+++ Stored rows +++
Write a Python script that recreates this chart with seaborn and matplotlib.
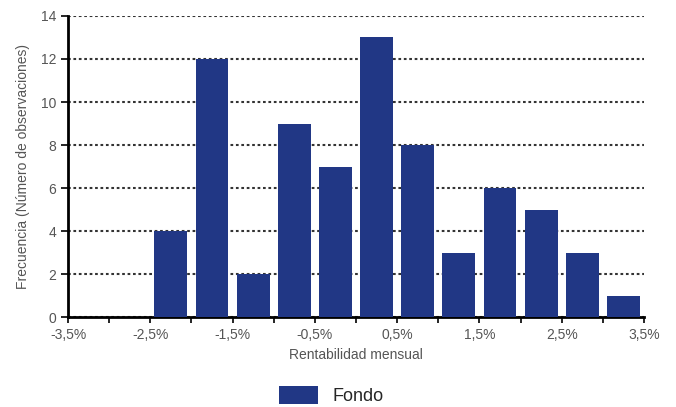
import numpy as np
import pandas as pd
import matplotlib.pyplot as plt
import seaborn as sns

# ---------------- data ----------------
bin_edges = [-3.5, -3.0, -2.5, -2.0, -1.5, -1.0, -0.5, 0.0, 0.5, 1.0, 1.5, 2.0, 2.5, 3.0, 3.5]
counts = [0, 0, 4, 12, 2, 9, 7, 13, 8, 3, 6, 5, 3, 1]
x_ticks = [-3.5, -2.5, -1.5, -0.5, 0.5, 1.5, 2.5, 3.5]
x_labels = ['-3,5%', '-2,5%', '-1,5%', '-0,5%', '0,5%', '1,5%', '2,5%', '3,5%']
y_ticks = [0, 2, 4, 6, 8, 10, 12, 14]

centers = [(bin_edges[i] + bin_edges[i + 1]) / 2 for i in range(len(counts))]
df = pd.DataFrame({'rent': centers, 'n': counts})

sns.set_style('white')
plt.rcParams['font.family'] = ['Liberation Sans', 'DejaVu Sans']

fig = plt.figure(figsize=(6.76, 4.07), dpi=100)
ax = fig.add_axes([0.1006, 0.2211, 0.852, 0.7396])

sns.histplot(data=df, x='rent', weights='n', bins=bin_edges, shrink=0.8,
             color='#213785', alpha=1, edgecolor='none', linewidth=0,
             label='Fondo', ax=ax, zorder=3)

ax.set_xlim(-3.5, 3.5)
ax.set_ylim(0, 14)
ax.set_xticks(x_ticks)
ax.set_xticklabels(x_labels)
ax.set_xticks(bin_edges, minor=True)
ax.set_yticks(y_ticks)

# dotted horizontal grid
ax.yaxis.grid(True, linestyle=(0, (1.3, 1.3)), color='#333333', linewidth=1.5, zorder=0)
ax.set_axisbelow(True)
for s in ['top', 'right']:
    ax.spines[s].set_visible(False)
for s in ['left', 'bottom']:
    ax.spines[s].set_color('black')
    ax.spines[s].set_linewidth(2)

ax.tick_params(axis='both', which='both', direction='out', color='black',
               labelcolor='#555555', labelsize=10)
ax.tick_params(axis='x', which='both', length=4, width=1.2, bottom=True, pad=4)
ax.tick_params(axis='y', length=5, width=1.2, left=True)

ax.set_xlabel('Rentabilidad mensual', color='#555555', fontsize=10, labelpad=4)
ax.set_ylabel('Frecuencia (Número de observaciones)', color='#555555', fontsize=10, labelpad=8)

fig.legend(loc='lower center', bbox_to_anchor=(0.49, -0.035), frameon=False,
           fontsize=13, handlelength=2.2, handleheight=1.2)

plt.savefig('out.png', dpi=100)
+++
+++ Stored rows +++
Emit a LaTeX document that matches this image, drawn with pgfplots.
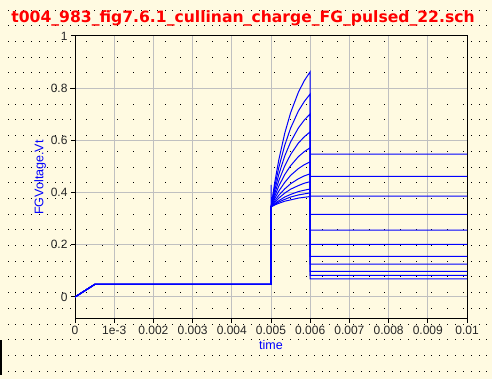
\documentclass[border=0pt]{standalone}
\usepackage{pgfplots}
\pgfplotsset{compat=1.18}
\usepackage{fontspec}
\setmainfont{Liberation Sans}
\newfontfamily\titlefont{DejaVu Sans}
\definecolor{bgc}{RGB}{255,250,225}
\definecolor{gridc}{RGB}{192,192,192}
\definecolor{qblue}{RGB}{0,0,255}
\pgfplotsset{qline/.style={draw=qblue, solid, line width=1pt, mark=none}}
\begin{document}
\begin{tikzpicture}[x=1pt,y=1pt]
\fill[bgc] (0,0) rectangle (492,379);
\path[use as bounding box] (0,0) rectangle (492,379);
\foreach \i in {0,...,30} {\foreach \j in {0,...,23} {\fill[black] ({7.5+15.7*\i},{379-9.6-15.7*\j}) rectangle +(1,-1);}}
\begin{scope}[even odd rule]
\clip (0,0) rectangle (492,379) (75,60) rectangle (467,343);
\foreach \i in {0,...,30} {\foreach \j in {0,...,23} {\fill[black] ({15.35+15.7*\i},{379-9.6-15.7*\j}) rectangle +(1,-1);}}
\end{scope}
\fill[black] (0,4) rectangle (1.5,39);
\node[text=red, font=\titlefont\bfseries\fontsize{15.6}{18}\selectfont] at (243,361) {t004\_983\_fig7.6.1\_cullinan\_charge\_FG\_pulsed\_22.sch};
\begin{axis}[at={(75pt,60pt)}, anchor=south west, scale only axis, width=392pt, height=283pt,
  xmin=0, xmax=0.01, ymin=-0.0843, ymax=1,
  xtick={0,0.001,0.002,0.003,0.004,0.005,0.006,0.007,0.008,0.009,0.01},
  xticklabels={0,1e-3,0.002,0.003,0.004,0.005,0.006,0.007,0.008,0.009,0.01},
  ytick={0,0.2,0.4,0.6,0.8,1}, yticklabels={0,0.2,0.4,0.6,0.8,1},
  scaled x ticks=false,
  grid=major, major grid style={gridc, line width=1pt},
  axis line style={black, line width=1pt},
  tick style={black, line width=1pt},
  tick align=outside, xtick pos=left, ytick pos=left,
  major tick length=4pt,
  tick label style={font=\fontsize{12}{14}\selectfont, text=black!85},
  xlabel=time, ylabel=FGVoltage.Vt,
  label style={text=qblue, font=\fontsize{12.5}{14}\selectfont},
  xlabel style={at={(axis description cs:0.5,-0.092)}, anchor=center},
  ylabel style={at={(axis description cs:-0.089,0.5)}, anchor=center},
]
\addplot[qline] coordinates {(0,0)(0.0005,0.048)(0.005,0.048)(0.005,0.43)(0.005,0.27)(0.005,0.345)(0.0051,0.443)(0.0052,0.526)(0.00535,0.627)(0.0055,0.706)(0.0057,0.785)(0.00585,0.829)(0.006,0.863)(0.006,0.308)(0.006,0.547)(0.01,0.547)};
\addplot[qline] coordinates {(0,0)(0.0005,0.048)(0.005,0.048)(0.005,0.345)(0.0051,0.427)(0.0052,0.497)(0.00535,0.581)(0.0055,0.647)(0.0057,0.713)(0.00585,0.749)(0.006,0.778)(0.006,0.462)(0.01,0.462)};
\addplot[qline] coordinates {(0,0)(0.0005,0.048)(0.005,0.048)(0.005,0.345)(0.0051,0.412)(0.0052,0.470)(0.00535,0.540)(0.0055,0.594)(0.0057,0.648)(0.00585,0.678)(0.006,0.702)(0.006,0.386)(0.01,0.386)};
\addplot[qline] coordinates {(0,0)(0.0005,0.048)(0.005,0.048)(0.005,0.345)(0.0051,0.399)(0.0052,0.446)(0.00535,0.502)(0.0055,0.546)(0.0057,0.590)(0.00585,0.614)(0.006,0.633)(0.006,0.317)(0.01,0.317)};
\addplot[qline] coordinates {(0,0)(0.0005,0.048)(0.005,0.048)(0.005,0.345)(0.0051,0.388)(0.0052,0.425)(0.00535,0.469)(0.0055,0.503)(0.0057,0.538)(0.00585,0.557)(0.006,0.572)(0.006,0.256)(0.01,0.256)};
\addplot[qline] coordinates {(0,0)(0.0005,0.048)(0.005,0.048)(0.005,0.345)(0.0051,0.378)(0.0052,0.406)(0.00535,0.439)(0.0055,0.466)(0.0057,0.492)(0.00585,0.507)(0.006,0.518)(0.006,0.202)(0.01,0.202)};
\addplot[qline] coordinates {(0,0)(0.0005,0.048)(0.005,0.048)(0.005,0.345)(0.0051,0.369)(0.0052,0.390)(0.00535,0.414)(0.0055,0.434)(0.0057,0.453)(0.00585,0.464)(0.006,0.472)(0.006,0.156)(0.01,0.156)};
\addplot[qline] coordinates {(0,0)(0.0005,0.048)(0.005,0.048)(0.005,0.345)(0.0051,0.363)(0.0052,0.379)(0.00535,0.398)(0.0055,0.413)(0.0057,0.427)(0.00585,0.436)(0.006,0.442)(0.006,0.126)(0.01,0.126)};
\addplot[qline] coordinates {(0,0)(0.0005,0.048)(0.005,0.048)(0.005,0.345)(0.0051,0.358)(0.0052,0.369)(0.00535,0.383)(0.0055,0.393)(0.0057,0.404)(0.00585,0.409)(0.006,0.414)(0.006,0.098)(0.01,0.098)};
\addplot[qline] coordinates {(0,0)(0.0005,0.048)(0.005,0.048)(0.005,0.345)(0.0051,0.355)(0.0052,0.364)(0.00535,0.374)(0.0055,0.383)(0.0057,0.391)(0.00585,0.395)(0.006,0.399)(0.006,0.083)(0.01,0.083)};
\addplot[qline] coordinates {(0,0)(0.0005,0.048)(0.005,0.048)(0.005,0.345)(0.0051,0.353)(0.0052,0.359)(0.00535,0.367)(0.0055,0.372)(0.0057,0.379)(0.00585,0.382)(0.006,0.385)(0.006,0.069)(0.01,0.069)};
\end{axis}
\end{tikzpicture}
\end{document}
+++
Exercise aim.
Select every line of the records holding the string "that".

Full answer.
Write a Python script that recreates this chart with seaborn and matplotlib.
Emit a LaTeX document that matches this image, drawn with pgfplots.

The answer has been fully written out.